Thursday, November 4, 2021

clutches

Mostly these days I wish I was dreaming, at least when I’m not wishing I was dead. The hours gnaw my bones with languor, savoring every wince and ache. The days amble past with spit and sneers, snuffing last lingering hopes, seeding pain between blood and ghost in lazy strings, the sharpness of the sun leaping off the windows of a passing train. I am sick and I am seething, beaten to pieces by being, torn apart about the soul. When I sleep I am brutally alone, stuck in the cage of my own clutches, bony shoulders and cold hands. Dusk and dawn, the curtains drawn, switches turned off or on. 

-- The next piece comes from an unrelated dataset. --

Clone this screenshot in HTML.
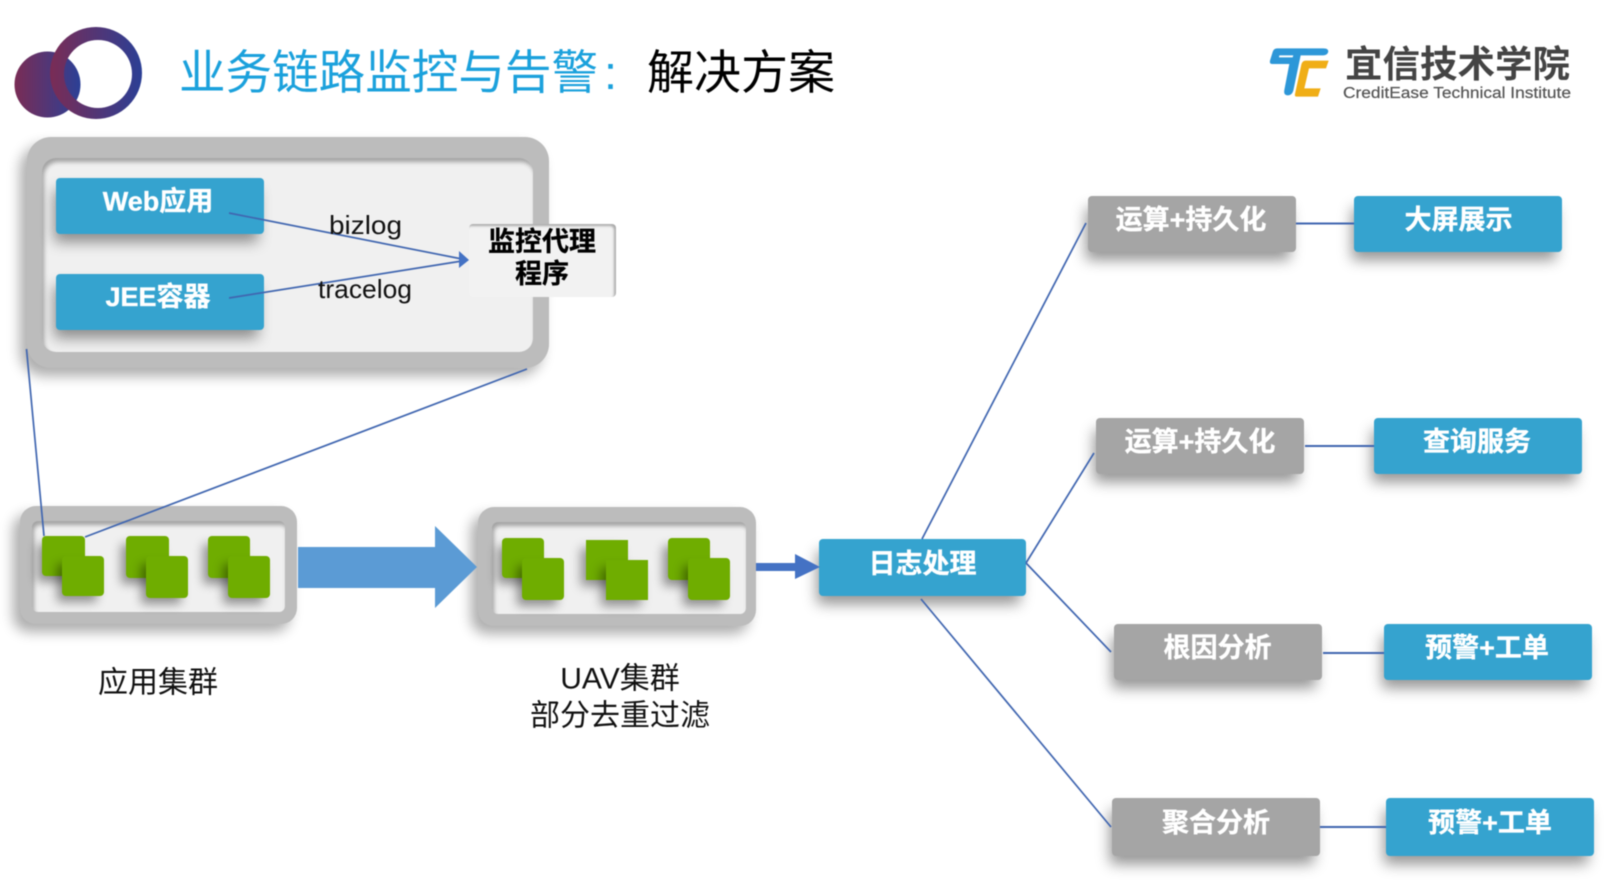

Look, I’m sorry that I ever met you. I’m sorry that I ever got this far. Nothing tender even in the dreaming. Nothing much but numb or hurt. The little that I’m left with and the whole lot harder to come, the calendar another dog, another galaxy. The snakes and sticks we reason with, the perfect illumination of every emptied shelf. Now all I am is out to sea. Now I’m only time doling out the sentence in bruises and in breaks. Staying where the words don’t work, front row for the train wreck that’s assured.


So I lay me down to sleep, curled on my left side, pillows pinned down by my heavy head and the crick in my neck. I pull my tatty blankets up around my sore shoulders, the worn out sleeping bag and the consolation quilt, all cough and huddle wrestling down the relax. Once I held a pillow tight, placeholder for my misplaced lover. Now lovers are over, and I clutch tight my own flesh and bones. Oh lost love, oh great empty, gathering chasm and gaping nirvana. Now the night comes early. Now the ache opens up its heart. Hold tight this fearful creature, hold close this inevitable end.